| GIVEN DATA |
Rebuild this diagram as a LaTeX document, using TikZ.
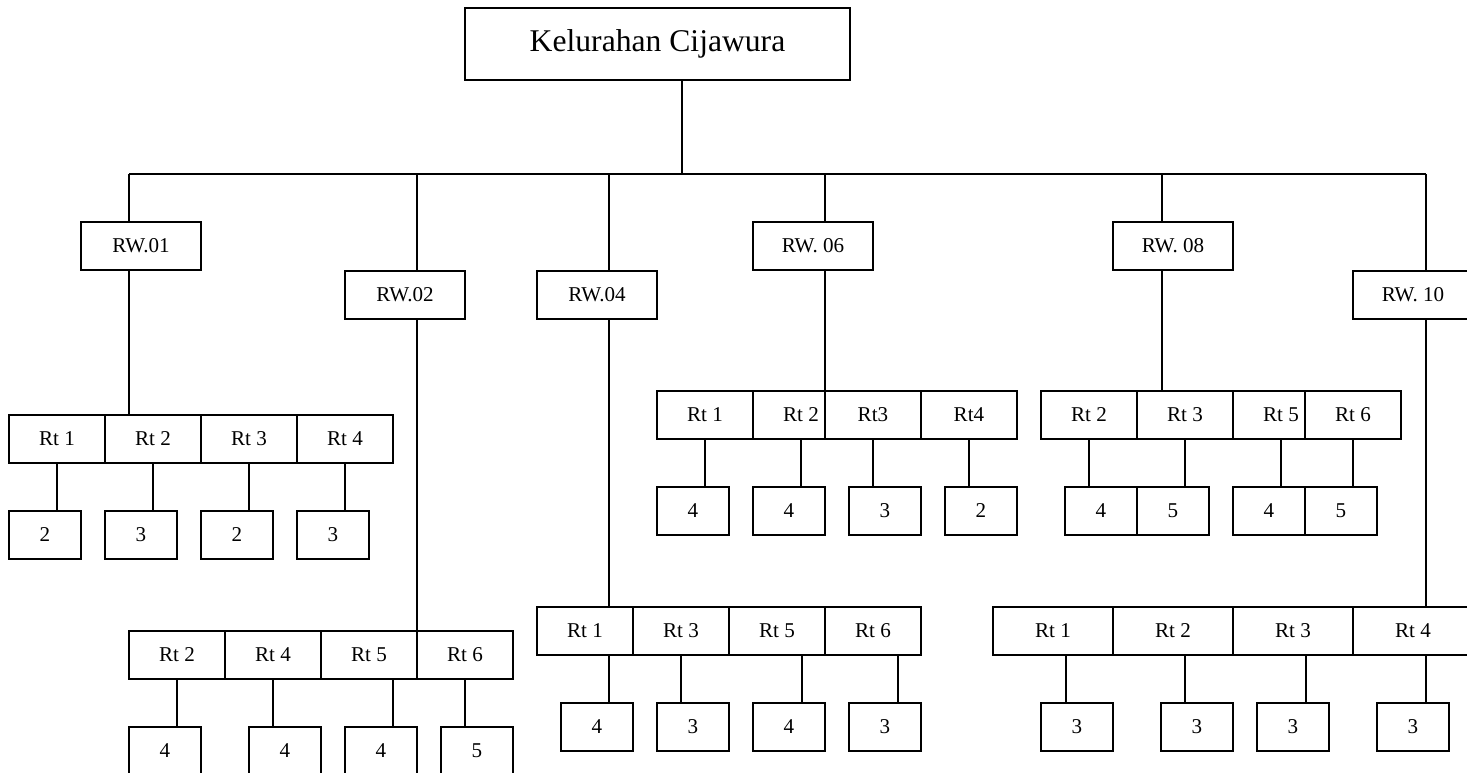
\documentclass[tikz,border=0pt]{standalone}
\usepackage{fontspec}
\setmainfont{Liberation Serif}
\usetikzlibrary{positioning}

\begin{document}
\begin{tikzpicture}[
    x=0.02cm, y=-0.02cm,
    line width=1pt,
    topNode/.style={rectangle, draw, fill=white, outer sep=0pt, inner sep=0pt, minimum width=7.7cm, minimum height=1.44cm, font=\fontsize{18}{20}\selectfont},
    rwNode/.style={rectangle, draw, fill=white, outer sep=0pt, inner sep=0pt, minimum width=2.4cm, minimum height=0.96cm, font=\fontsize{12}{14}\selectfont},
    rtNode/.style={rwNode, minimum width=1.92cm},
    numNode/.style={rwNode, minimum width=1.44cm}
]
    \useasboundingbox (0,0) rectangle (1467,773);
    \clip (0,0) rectangle (1467,773);

    % Top node
    \node[topNode] (kel) at (657.5,44) {Kelurahan Cijawura};

    % RW nodes
    \node[rwNode] (rw01) at (141,246) {RW.01};
    \node[rwNode] (rw02) at (405,295) {RW.02};
    \node[rwNode] (rw04) at (597,295) {RW.04};
    \node[rwNode] (rw06) at (813,246) {RW. 06};
    \node[rwNode] (rw08) at (1173,246) {RW. 08};
    \node[rwNode] (rw10) at (1413,295) {RW. 10};

    % RW.01
    \node[rtNode] (r01a) at (57,439) {Rt 1};
    \node[rtNode, right=0pt of r01a] (r01b) {Rt 2};
    \node[rtNode, right=0pt of r01b] (r01c) {Rt 3};
    \node[rtNode, right=0pt of r01c] (r01d) {Rt 4};
    \node[numNode] (c01a) at (45,535) {2};
    \node[numNode] (c01b) at (141,535) {3};
    \node[numNode] (c01c) at (237,535) {2};
    \node[numNode] (c01d) at (333,535) {3};

    % RW.02
    \node[rtNode] (r02a) at (177,655) {Rt 2};
    \node[rtNode, right=0pt of r02a] (r02b) {Rt 4};
    \node[rtNode, right=0pt of r02b] (r02c) {Rt 5};
    \node[rtNode, right=0pt of r02c] (r02d) {Rt 6};
    \node[numNode] (c02a) at (165,751) {4};
    \node[numNode] (c02b) at (285,751) {4};
    \node[numNode] (c02c) at (381,751) {4};
    \node[numNode] (c02d) at (477,751) {5};

    % RW.04
    \node[rtNode] (r04a) at (585,631) {Rt 1};
    \node[rtNode, right=0pt of r04a] (r04b) {Rt 3};
    \node[rtNode, right=0pt of r04b] (r04c) {Rt 5};
    \node[rtNode, right=0pt of r04c] (r04d) {Rt 6};
    \node[numNode] (c04a) at (597,727) {4};
    \node[numNode] (c04b) at (693,727) {3};
    \node[numNode] (c04c) at (789,727) {4};
    \node[numNode] (c04d) at (885,727) {3};

    % RW.06
    \node[rtNode] (r06a) at (705,415) {Rt 1};
    \node[rtNode, right=0pt of r06a] (r06b) {Rt 2};
    \node[rtNode, right=-0.48cm of r06b] (r06c) {Rt3};
    \node[rtNode, right=0pt of r06c] (r06d) {Rt4};
    \node[numNode] (c06a) at (693,511) {4};
    \node[numNode] (c06b) at (789,511) {4};
    \node[numNode] (c06c) at (885,511) {3};
    \node[numNode] (c06d) at (981,511) {2};

    % RW.08
    \node[rtNode] (r08a) at (1089,415) {Rt 2};
    \node[rtNode, right=0pt of r08a] (r08b) {Rt 3};
    \node[rtNode, right=0pt of r08b] (r08c) {Rt 5};
    \node[rtNode, right=-0.48cm of r08c] (r08d) {Rt 6};
    \node[numNode] (c08a) at (1101,511) {4};
    \node[numNode] (c08b) at (1173,511) {5};
    \node[numNode] (c08c) at (1269,511) {4};
    \node[numNode] (c08d) at (1341,511) {5};

    % RW.10
    \node[rwNode] (r10a) at (1053,631) {Rt 1};
    \node[rwNode, right=0pt of r10a] (r10b) {Rt 2};
    \node[rwNode, right=0pt of r10b] (r10c) {Rt 3};
    \node[rwNode, right=0pt of r10c] (r10d) {Rt 4};
    \node[numNode] (c10a) at (1077,727) {3};
    \node[numNode] (c10b) at (1197,727) {3};
    \node[numNode] (c10c) at (1293,727) {3};
    \node[numNode] (c10d) at (1413,727) {3};

    % Bus line
    \coordinate (top) at (682,174);
    \coordinate (b01) at (129,174);
    \coordinate (b02) at (417,174);
    \coordinate (b04) at (609,174);
    \coordinate (b06) at (825,174);
    \coordinate (b08) at (1162,174);
    \coordinate (b10) at (1426,174);
    \draw (kel.south -| top) -- (top);
    \draw (b01) -- (b10);

    % Drops to RW and Rt rows
    \draw (b01) -- (b01 |- rw01.north);
    \draw (b01 |- rw01.south) -- (b01 |- r01b.north);
    \draw (b02) -- (b02 |- rw02.north);
    \draw (b02 |- rw02.south) -- (b02 |- r02d.north);
    \draw (b04) -- (b04 |- rw04.north);
    \draw (b04 |- rw04.south) -- (b04 |- r04a.north);
    \draw (b06) -- (b06 |- rw06.north);
    \draw (b06 |- rw06.south) -- (b06 |- r06b.north);
    \draw (b08) -- (b08 |- rw08.north);
    \draw (b08 |- rw08.south) -- (b08 |- r08b.north);
    \draw (b10) -- (b10 |- rw10.north);
    \draw (b10 |- rw10.south) -- (b10 |- r10d.north);

    % Rt to counts
    \draw (r01a.south) -- (r01a.south |- c01a.north);
    \draw (r01b.south) -- (r01b.south |- c01b.north);
    \draw (r01c.south) -- (r01c.south |- c01c.north);
    \draw (r01d.south) -- (r01d.south |- c01d.north);

    \draw (r02a.south) -- (r02a.south |- c02a.north);
    \draw (r02b.south) -- (r02b.south |- c02b.north);
    \draw ([xshift=0.48cm]r02c.south) -- ([xshift=0.48cm]r02c.south |- c02c.north);
    \draw (r02d.south) -- (r02d.south |- c02d.north);

    \draw (b04 |- r04a.south) -- (b04 |- c04a.north);
    \draw (r04b.south) -- (r04b.south |- c04b.north);
    \draw ([xshift=0.5cm]r04c.south) -- ([xshift=0.5cm]r04c.south |- c04c.north);
    \draw ([xshift=0.5cm]r04d.south) -- ([xshift=0.5cm]r04d.south |- c04d.north);

    \draw (r06a.south) -- (r06a.south |- c06a.north);
    \draw (r06b.south) -- (r06b.south |- c06b.north);
    \draw (r06c.south) -- (r06c.south |- c06c.north);
    \draw (r06d.south) -- (r06d.south |- c06d.north);

    \draw (r08a.south) -- (r08a.south |- c08a.north);
    \draw (r08b.south) -- (r08b.south |- c08b.north);
    \draw (r08c.south) -- (r08c.south |- c08c.north);
    \draw (r08d.south) -- (r08d.south |- c08d.north);

    \draw ([xshift=0.26cm]r10a.south) -- ([xshift=0.26cm]r10a.south |- c10a.north);
    \draw ([xshift=0.24cm]r10b.south) -- ([xshift=0.24cm]r10b.south |- c10b.north);
    \draw ([xshift=0.26cm]r10c.south) -- ([xshift=0.26cm]r10c.south |- c10c.north);
    \draw (b10 |- r10d.south) -- (b10 |- c10d.north);

\end{tikzpicture}
\end{document}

| PROBLEM REQUIREMENTS |
Extract every line of the data exactly; pictures stay out.

| RESPONSE TO THE TASK |
Rebuild this diagram as a LaTeX document, using TikZ.
\documentclass[tikz,border=0pt]{standalone}
\usepackage{fontspec}
\setmainfont{Liberation Serif}
\usetikzlibrary{positioning}

\begin{document}
\begin{tikzpicture}[
    x=0.02cm, y=-0.02cm,
    line width=1pt,
    topNode/.style={rectangle, draw, fill=white, outer sep=0pt, inner sep=0pt, minimum width=7.7cm, minimum height=1.44cm, font=\fontsize{18}{20}\selectfont},
    rwNode/.style={rectangle, draw, fill=white, outer sep=0pt, inner sep=0pt, minimum width=2.4cm, minimum height=0.96cm, font=\fontsize{12}{14}\selectfont},
    rtNode/.style={rwNode, minimum width=1.92cm},
    numNode/.style={rwNode, minimum width=1.44cm}
]
    \useasboundingbox (0,0) rectangle (1467,773);
    \clip (0,0) rectangle (1467,773);

    % Top node
    \node[topNode] (kel) at (657.5,44) {Kelurahan Cijawura};

    % RW nodes
    \node[rwNode] (rw01) at (141,246) {RW.01};
    \node[rwNode] (rw02) at (405,295) {RW.02};
    \node[rwNode] (rw04) at (597,295) {RW.04};
    \node[rwNode] (rw06) at (813,246) {RW. 06};
    \node[rwNode] (rw08) at (1173,246) {RW. 08};
    \node[rwNode] (rw10) at (1413,295) {RW. 10};

    % RW.01
    \node[rtNode] (r01a) at (57,439) {Rt 1};
    \node[rtNode, right=0pt of r01a] (r01b) {Rt 2};
    \node[rtNode, right=0pt of r01b] (r01c) {Rt 3};
    \node[rtNode, right=0pt of r01c] (r01d) {Rt 4};
    \node[numNode] (c01a) at (45,535) {2};
    \node[numNode] (c01b) at (141,535) {3};
    \node[numNode] (c01c) at (237,535) {2};
    \node[numNode] (c01d) at (333,535) {3};

    % RW.02
    \node[rtNode] (r02a) at (177,655) {Rt 2};
    \node[rtNode, right=0pt of r02a] (r02b) {Rt 4};
    \node[rtNode, right=0pt of r02b] (r02c) {Rt 5};
    \node[rtNode, right=0pt of r02c] (r02d) {Rt 6};
    \node[numNode] (c02a) at (165,751) {4};
    \node[numNode] (c02b) at (285,751) {4};
    \node[numNode] (c02c) at (381,751) {4};
    \node[numNode] (c02d) at (477,751) {5};

    % RW.04
    \node[rtNode] (r04a) at (585,631) {Rt 1};
    \node[rtNode, right=0pt of r04a] (r04b) {Rt 3};
    \node[rtNode, right=0pt of r04b] (r04c) {Rt 5};
    \node[rtNode, right=0pt of r04c] (r04d) {Rt 6};
    \node[numNode] (c04a) at (597,727) {4};
    \node[numNode] (c04b) at (693,727) {3};
    \node[numNode] (c04c) at (789,727) {4};
    \node[numNode] (c04d) at (885,727) {3};

    % RW.06
    \node[rtNode] (r06a) at (705,415) {Rt 1};
    \node[rtNode, right=0pt of r06a] (r06b) {Rt 2};
    \node[rtNode, right=-0.48cm of r06b] (r06c) {Rt3};
    \node[rtNode, right=0pt of r06c] (r06d) {Rt4};
    \node[numNode] (c06a) at (693,511) {4};
    \node[numNode] (c06b) at (789,511) {4};
    \node[numNode] (c06c) at (885,511) {3};
    \node[numNode] (c06d) at (981,511) {2};

    % RW.08
    \node[rtNode] (r08a) at (1089,415) {Rt 2};
    \node[rtNode, right=0pt of r08a] (r08b) {Rt 3};
    \node[rtNode, right=0pt of r08b] (r08c) {Rt 5};
    \node[rtNode, right=-0.48cm of r08c] (r08d) {Rt 6};
    \node[numNode] (c08a) at (1101,511) {4};
    \node[numNode] (c08b) at (1173,511) {5};
    \node[numNode] (c08c) at (1269,511) {4};
    \node[numNode] (c08d) at (1341,511) {5};

    % RW.10
    \node[rwNode] (r10a) at (1053,631) {Rt 1};
    \node[rwNode, right=0pt of r10a] (r10b) {Rt 2};
    \node[rwNode, right=0pt of r10b] (r10c) {Rt 3};
    \node[rwNode, right=0pt of r10c] (r10d) {Rt 4};
    \node[numNode] (c10a) at (1077,727) {3};
    \node[numNode] (c10b) at (1197,727) {3};
    \node[numNode] (c10c) at (1293,727) {3};
    \node[numNode] (c10d) at (1413,727) {3};

    % Bus line
    \coordinate (top) at (682,174);
    \coordinate (b01) at (129,174);
    \coordinate (b02) at (417,174);
    \coordinate (b04) at (609,174);
    \coordinate (b06) at (825,174);
    \coordinate (b08) at (1162,174);
    \coordinate (b10) at (1426,174);
    \draw (kel.south -| top) -- (top);
    \draw (b01) -- (b10);

    % Drops to RW and Rt rows
    \draw (b01) -- (b01 |- rw01.north);
    \draw (b01 |- rw01.south) -- (b01 |- r01b.north);
    \draw (b02) -- (b02 |- rw02.north);
    \draw (b02 |- rw02.south) -- (b02 |- r02d.north);
    \draw (b04) -- (b04 |- rw04.north);
    \draw (b04 |- rw04.south) -- (b04 |- r04a.north);
    \draw (b06) -- (b06 |- rw06.north);
    \draw (b06 |- rw06.south) -- (b06 |- r06b.north);
    \draw (b08) -- (b08 |- rw08.north);
    \draw (b08 |- rw08.south) -- (b08 |- r08b.north);
    \draw (b10) -- (b10 |- rw10.north);
    \draw (b10 |- rw10.south) -- (b10 |- r10d.north);

    % Rt to counts
    \draw (r01a.south) -- (r01a.south |- c01a.north);
    \draw (r01b.south) -- (r01b.south |- c01b.north);
    \draw (r01c.south) -- (r01c.south |- c01c.north);
    \draw (r01d.south) -- (r01d.south |- c01d.north);

    \draw (r02a.south) -- (r02a.south |- c02a.north);
    \draw (r02b.south) -- (r02b.south |- c02b.north);
    \draw ([xshift=0.48cm]r02c.south) -- ([xshift=0.48cm]r02c.south |- c02c.north);
    \draw (r02d.south) -- (r02d.south |- c02d.north);

    \draw (b04 |- r04a.south) -- (b04 |- c04a.north);
    \draw (r04b.south) -- (r04b.south |- c04b.north);
    \draw ([xshift=0.5cm]r04c.south) -- ([xshift=0.5cm]r04c.south |- c04c.north);
    \draw ([xshift=0.5cm]r04d.south) -- ([xshift=0.5cm]r04d.south |- c04d.north);

    \draw (r06a.south) -- (r06a.south |- c06a.north);
    \draw (r06b.south) -- (r06b.south |- c06b.north);
    \draw (r06c.south) -- (r06c.south |- c06c.north);
    \draw (r06d.south) -- (r06d.south |- c06d.north);

    \draw (r08a.south) -- (r08a.south |- c08a.north);
    \draw (r08b.south) -- (r08b.south |- c08b.north);
    \draw (r08c.south) -- (r08c.south |- c08c.north);
    \draw (r08d.south) -- (r08d.south |- c08d.north);

    \draw ([xshift=0.26cm]r10a.south) -- ([xshift=0.26cm]r10a.south |- c10a.north);
    \draw ([xshift=0.24cm]r10b.south) -- ([xshift=0.24cm]r10b.south |- c10b.north);
    \draw ([xshift=0.26cm]r10c.south) -- ([xshift=0.26cm]r10c.south |- c10c.north);
    \draw (b10 |- r10d.south) -- (b10 |- c10d.north);

\end{tikzpicture}
\end{document}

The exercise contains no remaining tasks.